[MUD-Dev] Re: DevMUD Objectives?

Travis Casey efindel at polaris.net
Sat Oct 31 14:03:36 New Zealand Daylight Time 1998

On 30 October 1998, Thandor wrote:

> On Fri, Oct 30, 1998 at 01:54:38PM +0100, Niklas Elmqvist wrote:
>> Well, Diku has the advantage of offering a large amount of players a
>> roleplaying system they are familiar with -- AD&D (quite close, at least).

> Well, I can only speak for the way I play AD&D, but the similarity I see is
> many dikus have a fantasy theme. Beyond that, not much. Meaning, race/class
> names, and some spell/skill names have been adopted, but I'm yet to find a mud
> that plays remotely like a tabletop game of AD&D. So I think that's more of a
> theme issue than a server issue - you could take pretty much any mud and slap
> a medieval fantasy theme on it.

As a paper RPG designer, I see a huge amount of similarity:

  - use of a class/level system, with experience points
  - the four basic classes (fighter, thief, mage, cleric)
    (in particular, the spell-casting cleric with an emphasis on
    healing spells is a sign of being derived from D&D/AD&D)
  - hit-point-based damage, with hit points increasing with level
  - armor that makes you harder to hit instead of absorbing damage
  - a magic system in which spells have arbitrary effects (that is,
    there is no "spell design system" -- spells are simply made up
    and assigned to a level by GM fiat)
  - access to spells based on level (i.e., a 4th level mage can't cast
    this spell at all, but a 5th level mage can)
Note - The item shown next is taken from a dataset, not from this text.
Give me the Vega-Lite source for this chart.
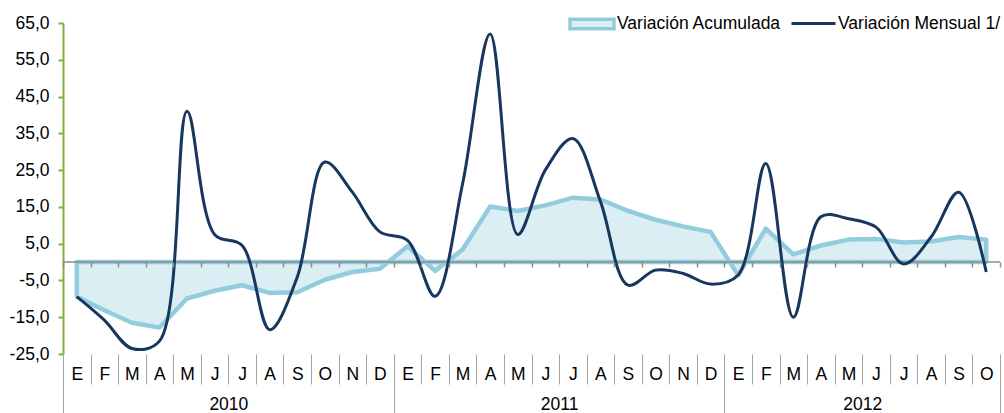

These characteristics are rarely seen in paper RPGs that aren't direct
derivatives of either D&D or AD&D.  In particular, by the time the
first Dikus were built, most paper RPGs had abandoned class/level
systems, hit-point-based damage with hit points increasing with level,
and armor that makes you harder to hit.

       |\      _,,,---,,_        Travis S. Casey  <efindel at io.com>
 ZZzz  /,`.-'`'    -.  ;-;;,_   No one agrees with me.  Not even me.